* [Data section]:

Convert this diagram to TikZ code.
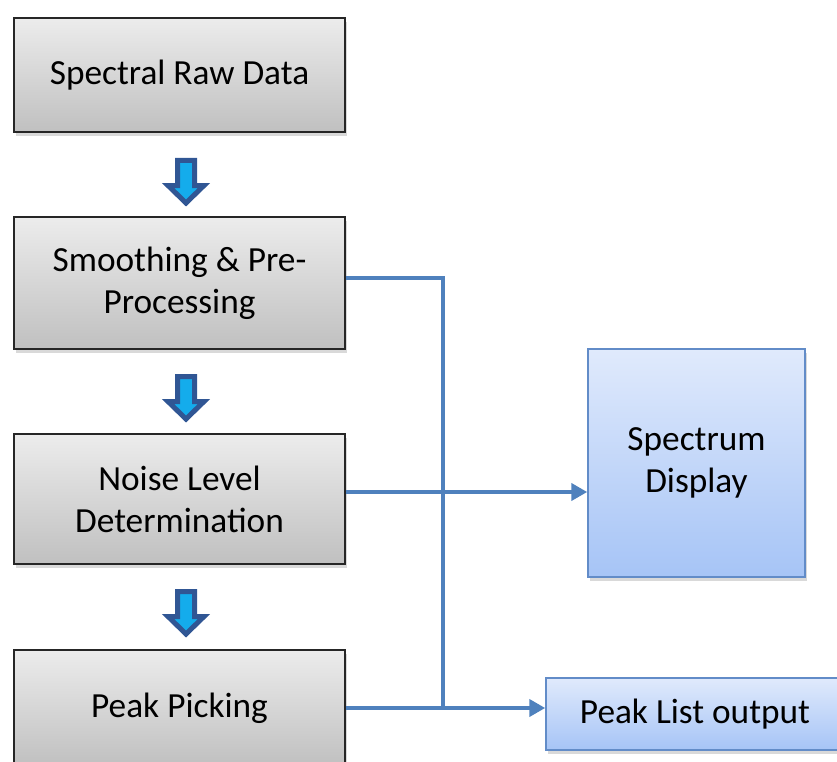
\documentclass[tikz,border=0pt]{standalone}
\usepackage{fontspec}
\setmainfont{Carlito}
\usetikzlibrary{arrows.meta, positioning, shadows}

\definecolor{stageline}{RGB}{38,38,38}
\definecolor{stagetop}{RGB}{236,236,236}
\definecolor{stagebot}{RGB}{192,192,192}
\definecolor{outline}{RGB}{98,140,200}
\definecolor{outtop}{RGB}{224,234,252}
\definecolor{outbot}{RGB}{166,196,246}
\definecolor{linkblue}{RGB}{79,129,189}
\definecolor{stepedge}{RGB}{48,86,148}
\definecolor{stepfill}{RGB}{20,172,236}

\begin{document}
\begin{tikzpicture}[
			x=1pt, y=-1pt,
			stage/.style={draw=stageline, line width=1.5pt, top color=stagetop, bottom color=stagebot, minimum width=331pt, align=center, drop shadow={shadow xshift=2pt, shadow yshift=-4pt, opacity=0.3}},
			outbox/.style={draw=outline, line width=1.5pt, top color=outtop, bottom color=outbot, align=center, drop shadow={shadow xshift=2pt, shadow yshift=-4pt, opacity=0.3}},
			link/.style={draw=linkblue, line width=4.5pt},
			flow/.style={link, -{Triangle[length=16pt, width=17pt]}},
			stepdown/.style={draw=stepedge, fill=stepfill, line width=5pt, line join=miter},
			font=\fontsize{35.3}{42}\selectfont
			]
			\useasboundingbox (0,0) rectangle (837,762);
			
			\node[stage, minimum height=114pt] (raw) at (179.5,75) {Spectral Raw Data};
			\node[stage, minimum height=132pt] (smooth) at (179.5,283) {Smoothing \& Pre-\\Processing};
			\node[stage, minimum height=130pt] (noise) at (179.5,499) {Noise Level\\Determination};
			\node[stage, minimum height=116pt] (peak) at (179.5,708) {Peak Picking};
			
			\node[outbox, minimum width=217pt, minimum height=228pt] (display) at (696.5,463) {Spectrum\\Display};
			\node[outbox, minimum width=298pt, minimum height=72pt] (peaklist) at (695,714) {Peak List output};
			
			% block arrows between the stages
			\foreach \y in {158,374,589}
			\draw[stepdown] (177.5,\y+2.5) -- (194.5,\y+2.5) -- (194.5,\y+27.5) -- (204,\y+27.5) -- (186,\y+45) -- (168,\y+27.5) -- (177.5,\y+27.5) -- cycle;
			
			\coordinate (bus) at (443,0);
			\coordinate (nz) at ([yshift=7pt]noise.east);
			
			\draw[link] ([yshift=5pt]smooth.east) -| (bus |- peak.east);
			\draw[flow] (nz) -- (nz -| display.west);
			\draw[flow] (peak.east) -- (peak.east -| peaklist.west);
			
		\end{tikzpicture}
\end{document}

* [Goal]:
Images in the data above are to be skipped. Retype all other material exactly.

* [Response to the exercise]:
Convert this diagram to TikZ code.
\documentclass[tikz,border=0pt]{standalone}
\usepackage{fontspec}
\setmainfont{Carlito}
\usetikzlibrary{arrows.meta, positioning, shadows}

\definecolor{stageline}{RGB}{38,38,38}
\definecolor{stagetop}{RGB}{236,236,236}
\definecolor{stagebot}{RGB}{192,192,192}
\definecolor{outline}{RGB}{98,140,200}
\definecolor{outtop}{RGB}{224,234,252}
\definecolor{outbot}{RGB}{166,196,246}
\definecolor{linkblue}{RGB}{79,129,189}
\definecolor{stepedge}{RGB}{48,86,148}
\definecolor{stepfill}{RGB}{20,172,236}

\begin{document}
\begin{tikzpicture}[
			x=1pt, y=-1pt,
			stage/.style={draw=stageline, line width=1.5pt, top color=stagetop, bottom color=stagebot, minimum width=331pt, align=center, drop shadow={shadow xshift=2pt, shadow yshift=-4pt, opacity=0.3}},
			outbox/.style={draw=outline, line width=1.5pt, top color=outtop, bottom color=outbot, align=center, drop shadow={shadow xshift=2pt, shadow yshift=-4pt, opacity=0.3}},
			link/.style={draw=linkblue, line width=4.5pt},
			flow/.style={link, -{Triangle[length=16pt, width=17pt]}},
			stepdown/.style={draw=stepedge, fill=stepfill, line width=5pt, line join=miter},
			font=\fontsize{35.3}{42}\selectfont
			]
			\useasboundingbox (0,0) rectangle (837,762);
			
			\node[stage, minimum height=114pt] (raw) at (179.5,75) {Spectral Raw Data};
			\node[stage, minimum height=132pt] (smooth) at (179.5,283) {Smoothing \& Pre-\\Processing};
			\node[stage, minimum height=130pt] (noise) at (179.5,499) {Noise Level\\Determination};
			\node[stage, minimum height=116pt] (peak) at (179.5,708) {Peak Picking};
			
			\node[outbox, minimum width=217pt, minimum height=228pt] (display) at (696.5,463) {Spectrum\\Display};
			\node[outbox, minimum width=298pt, minimum height=72pt] (peaklist) at (695,714) {Peak List output};
			
			% block arrows between the stages
			\foreach \y in {158,374,589}
			\draw[stepdown] (177.5,\y+2.5) -- (194.5,\y+2.5) -- (194.5,\y+27.5) -- (204,\y+27.5) -- (186,\y+45) -- (168,\y+27.5) -- (177.5,\y+27.5) -- cycle;
			
			\coordinate (bus) at (443,0);
			\coordinate (nz) at ([yshift=7pt]noise.east);
			
			\draw[link] ([yshift=5pt]smooth.east) -| (bus |- peak.east);
			\draw[flow] (nz) -- (nz -| display.west);
			\draw[flow] (peak.east) -- (peak.east -| peaklist.west);
			
		\end{tikzpicture}
\end{document}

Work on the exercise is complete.